Monday, January 26, 2009

Enjambment vs End-Stopping

As Vendler argues in Chapter 4, a poem can have many overlapping or superimposed structures. For instance, the division of the poem into lines and stanzas might organize the poet's thoughts, images and rhythms in one way, but the poem's grammar (i.e. how its words are divided into clauses, phrases, sentences, etc.) may suggest a different way to organize those same thoughts, images and rhythms.
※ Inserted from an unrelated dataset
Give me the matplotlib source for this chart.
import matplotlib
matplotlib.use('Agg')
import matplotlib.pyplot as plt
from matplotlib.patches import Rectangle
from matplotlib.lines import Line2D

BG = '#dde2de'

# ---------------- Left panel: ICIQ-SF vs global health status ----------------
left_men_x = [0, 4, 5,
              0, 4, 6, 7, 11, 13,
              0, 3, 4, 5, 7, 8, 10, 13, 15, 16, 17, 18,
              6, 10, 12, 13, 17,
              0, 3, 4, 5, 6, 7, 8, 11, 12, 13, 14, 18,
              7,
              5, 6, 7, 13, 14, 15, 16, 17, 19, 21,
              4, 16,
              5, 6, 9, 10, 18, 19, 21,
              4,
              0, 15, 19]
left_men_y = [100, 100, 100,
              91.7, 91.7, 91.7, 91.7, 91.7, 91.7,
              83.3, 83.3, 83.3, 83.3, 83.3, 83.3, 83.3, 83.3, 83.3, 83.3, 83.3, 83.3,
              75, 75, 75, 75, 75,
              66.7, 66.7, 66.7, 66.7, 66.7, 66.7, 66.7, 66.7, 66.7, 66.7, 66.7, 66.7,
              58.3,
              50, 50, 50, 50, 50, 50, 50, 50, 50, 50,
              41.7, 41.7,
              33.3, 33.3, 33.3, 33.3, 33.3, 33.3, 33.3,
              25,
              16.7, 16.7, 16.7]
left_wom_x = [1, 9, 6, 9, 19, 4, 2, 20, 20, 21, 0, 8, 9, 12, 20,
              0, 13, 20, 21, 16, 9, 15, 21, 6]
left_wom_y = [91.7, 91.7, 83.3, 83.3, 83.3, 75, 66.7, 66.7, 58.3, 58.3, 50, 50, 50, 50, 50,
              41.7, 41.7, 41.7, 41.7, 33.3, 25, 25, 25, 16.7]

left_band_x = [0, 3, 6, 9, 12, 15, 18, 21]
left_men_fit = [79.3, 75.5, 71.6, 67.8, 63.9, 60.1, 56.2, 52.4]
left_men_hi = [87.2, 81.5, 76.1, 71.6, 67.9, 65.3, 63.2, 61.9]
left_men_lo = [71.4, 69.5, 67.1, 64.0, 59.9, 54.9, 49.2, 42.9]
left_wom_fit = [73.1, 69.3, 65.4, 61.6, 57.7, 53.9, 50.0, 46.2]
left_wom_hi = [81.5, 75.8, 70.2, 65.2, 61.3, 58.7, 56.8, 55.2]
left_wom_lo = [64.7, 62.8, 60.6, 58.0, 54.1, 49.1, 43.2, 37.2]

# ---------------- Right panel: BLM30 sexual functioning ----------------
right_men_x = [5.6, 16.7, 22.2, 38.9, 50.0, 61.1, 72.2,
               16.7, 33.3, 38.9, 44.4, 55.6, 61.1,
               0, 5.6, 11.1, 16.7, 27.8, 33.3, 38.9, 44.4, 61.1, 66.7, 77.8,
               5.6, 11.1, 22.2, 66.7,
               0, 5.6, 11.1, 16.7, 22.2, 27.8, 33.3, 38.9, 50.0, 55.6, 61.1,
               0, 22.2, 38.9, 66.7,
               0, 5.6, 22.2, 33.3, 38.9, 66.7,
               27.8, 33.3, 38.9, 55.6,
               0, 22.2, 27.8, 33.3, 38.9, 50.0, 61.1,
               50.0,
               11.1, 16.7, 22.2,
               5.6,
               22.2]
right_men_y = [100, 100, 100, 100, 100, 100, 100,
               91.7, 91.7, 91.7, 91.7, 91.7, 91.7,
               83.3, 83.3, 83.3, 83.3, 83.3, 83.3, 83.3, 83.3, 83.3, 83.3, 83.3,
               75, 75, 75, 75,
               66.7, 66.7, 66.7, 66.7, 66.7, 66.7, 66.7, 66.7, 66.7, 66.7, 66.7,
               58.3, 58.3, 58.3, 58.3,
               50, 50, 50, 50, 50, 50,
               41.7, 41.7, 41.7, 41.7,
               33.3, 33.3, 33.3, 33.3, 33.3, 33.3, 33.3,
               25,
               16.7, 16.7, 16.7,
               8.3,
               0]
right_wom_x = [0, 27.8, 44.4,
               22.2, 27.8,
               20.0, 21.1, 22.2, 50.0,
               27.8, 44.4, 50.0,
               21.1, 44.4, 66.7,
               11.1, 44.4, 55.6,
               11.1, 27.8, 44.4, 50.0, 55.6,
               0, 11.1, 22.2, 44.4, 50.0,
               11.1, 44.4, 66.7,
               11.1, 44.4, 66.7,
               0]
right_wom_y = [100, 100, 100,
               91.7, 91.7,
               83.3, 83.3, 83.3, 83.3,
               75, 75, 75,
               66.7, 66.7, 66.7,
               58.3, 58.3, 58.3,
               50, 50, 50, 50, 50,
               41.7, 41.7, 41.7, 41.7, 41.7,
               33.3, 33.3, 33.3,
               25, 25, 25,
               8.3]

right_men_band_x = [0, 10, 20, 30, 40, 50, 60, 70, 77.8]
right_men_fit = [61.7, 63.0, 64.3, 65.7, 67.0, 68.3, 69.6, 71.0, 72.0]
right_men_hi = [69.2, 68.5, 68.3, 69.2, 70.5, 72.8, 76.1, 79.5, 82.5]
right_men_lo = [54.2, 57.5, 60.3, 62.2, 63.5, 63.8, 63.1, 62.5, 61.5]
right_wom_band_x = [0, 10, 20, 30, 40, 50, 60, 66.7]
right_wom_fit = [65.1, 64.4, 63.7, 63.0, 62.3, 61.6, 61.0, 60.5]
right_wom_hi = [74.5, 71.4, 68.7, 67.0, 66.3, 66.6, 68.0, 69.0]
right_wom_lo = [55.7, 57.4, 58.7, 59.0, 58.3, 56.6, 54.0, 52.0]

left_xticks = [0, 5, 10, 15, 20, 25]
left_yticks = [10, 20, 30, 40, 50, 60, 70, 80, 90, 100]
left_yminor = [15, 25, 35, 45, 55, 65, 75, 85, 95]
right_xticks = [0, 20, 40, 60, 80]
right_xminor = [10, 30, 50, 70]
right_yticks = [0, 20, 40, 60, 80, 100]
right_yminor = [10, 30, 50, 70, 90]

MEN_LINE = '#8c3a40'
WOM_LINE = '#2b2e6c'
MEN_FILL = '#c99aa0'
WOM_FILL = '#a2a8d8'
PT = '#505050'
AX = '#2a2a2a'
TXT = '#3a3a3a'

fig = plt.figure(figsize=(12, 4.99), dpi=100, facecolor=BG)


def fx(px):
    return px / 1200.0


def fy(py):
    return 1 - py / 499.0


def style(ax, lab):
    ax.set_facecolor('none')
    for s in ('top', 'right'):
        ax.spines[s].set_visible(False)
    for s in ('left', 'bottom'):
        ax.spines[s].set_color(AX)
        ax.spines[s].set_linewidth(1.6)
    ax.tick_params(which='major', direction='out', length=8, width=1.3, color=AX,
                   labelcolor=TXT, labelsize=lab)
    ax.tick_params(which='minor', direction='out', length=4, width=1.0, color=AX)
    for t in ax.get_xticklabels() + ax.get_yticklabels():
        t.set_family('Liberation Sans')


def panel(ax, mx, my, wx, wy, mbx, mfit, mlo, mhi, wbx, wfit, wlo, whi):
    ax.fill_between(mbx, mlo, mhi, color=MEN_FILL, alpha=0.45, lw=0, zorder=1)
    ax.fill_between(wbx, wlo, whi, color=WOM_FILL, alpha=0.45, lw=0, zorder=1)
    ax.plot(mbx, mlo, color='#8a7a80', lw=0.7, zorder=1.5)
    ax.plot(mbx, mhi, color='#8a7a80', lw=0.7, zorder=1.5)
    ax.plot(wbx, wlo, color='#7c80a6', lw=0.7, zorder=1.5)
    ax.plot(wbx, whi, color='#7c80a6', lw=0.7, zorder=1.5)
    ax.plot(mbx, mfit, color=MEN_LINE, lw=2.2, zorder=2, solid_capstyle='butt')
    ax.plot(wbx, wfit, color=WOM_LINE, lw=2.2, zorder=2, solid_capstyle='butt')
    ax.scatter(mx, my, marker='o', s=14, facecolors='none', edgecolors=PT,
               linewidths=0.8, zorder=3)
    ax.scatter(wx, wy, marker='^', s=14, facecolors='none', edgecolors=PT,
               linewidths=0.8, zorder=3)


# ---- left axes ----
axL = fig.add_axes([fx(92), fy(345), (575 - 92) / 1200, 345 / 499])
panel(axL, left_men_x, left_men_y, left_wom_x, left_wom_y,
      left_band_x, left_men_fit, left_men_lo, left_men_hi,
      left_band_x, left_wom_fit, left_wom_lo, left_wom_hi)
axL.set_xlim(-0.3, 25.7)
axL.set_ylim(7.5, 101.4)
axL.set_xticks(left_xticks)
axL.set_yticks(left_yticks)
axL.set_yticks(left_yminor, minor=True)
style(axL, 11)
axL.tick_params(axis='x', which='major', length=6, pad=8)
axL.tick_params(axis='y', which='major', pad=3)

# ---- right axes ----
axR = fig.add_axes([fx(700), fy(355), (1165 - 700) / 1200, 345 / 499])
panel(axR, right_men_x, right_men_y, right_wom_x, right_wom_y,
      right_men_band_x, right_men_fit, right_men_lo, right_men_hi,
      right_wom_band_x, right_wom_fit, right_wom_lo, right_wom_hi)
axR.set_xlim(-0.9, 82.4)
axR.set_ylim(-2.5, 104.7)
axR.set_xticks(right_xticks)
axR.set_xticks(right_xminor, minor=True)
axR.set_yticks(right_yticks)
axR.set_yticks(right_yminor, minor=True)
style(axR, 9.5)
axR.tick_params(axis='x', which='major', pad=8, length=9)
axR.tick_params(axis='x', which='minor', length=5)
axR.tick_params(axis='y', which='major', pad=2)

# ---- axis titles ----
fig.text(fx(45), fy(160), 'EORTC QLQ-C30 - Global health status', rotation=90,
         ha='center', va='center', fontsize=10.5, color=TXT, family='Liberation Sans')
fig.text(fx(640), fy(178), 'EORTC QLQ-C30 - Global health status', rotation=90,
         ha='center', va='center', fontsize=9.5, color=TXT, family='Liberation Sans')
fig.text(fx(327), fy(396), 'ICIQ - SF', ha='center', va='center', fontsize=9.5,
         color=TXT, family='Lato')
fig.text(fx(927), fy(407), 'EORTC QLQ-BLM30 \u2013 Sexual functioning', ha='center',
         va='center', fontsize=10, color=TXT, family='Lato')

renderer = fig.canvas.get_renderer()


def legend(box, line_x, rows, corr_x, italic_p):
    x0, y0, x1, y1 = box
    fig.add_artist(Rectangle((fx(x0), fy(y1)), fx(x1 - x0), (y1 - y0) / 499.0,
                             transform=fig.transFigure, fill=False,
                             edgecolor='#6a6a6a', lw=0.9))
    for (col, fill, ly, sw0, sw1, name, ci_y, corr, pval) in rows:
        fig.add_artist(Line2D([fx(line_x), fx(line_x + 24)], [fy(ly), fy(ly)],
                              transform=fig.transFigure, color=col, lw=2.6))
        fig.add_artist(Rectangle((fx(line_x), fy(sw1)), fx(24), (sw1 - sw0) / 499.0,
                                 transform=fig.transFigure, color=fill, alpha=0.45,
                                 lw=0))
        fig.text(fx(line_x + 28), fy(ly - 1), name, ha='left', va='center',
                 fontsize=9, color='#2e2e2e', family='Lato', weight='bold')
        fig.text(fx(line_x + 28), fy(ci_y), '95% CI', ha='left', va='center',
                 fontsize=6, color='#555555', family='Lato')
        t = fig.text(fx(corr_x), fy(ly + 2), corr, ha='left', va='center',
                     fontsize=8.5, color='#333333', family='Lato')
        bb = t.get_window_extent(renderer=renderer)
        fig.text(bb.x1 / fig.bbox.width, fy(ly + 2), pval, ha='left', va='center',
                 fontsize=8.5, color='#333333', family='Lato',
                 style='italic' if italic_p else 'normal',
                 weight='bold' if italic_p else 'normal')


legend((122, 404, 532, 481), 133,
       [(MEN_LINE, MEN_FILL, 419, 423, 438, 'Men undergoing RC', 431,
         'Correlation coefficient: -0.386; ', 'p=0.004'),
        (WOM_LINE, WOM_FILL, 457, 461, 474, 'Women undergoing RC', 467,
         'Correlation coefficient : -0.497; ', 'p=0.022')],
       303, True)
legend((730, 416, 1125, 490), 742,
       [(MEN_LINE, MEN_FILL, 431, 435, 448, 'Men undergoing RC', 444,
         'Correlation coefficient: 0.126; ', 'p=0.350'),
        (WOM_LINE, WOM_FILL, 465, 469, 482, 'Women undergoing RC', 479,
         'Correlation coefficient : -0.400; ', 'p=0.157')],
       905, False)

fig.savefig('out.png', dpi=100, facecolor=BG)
Critics use the term "end-stopped" to describe a line whose syntatic units (e.g. sentence, phrase, clause) match up with the the length of the line. An end-stopped line will usually end with some form of punctuation that accentuates the break. Note these lines from Alexander Pope's An Essay on Man, which are written in heavily end-stopped couplets:
Say first, of God above or Man below
What can we reason but from what we know?
Of man what see we but his station here,
From which to reason, or to which refer?
Thro' worlds unnumber'd tho' the God be known,
'Tis ours to trace him only in our own.
He who thro' vast immensity can pierce,
See worlds on worlds compose one universe,
Observe how system into system runs,
What other planets circle other suns,
What varied being peoples every star,
May tell why Heav'n has made us as we are:
But of this frame, the bearings and the ties,
The strong connexions, nice dependencies,
Gradations just, has thy pervading soul
Look'd thro'; or can a part contain the whole?
By contrast, in enjambed lines the syntactic units spill across multiple lines. These lines from Shakespeare's The Winter's Tale are heavily enjambed:

I am not prone to weeping, as our sex
Commonly are; the want of which vain dew
Perchance shall dry your pities; but I have
That honourable grief lodged here which burns
Worse than tears drown.

What, broadly speaking, are the passages from Pope and Shakespeare about? How does the poet's use of enjambment or end-stopping echo the poem's theme or subject matter?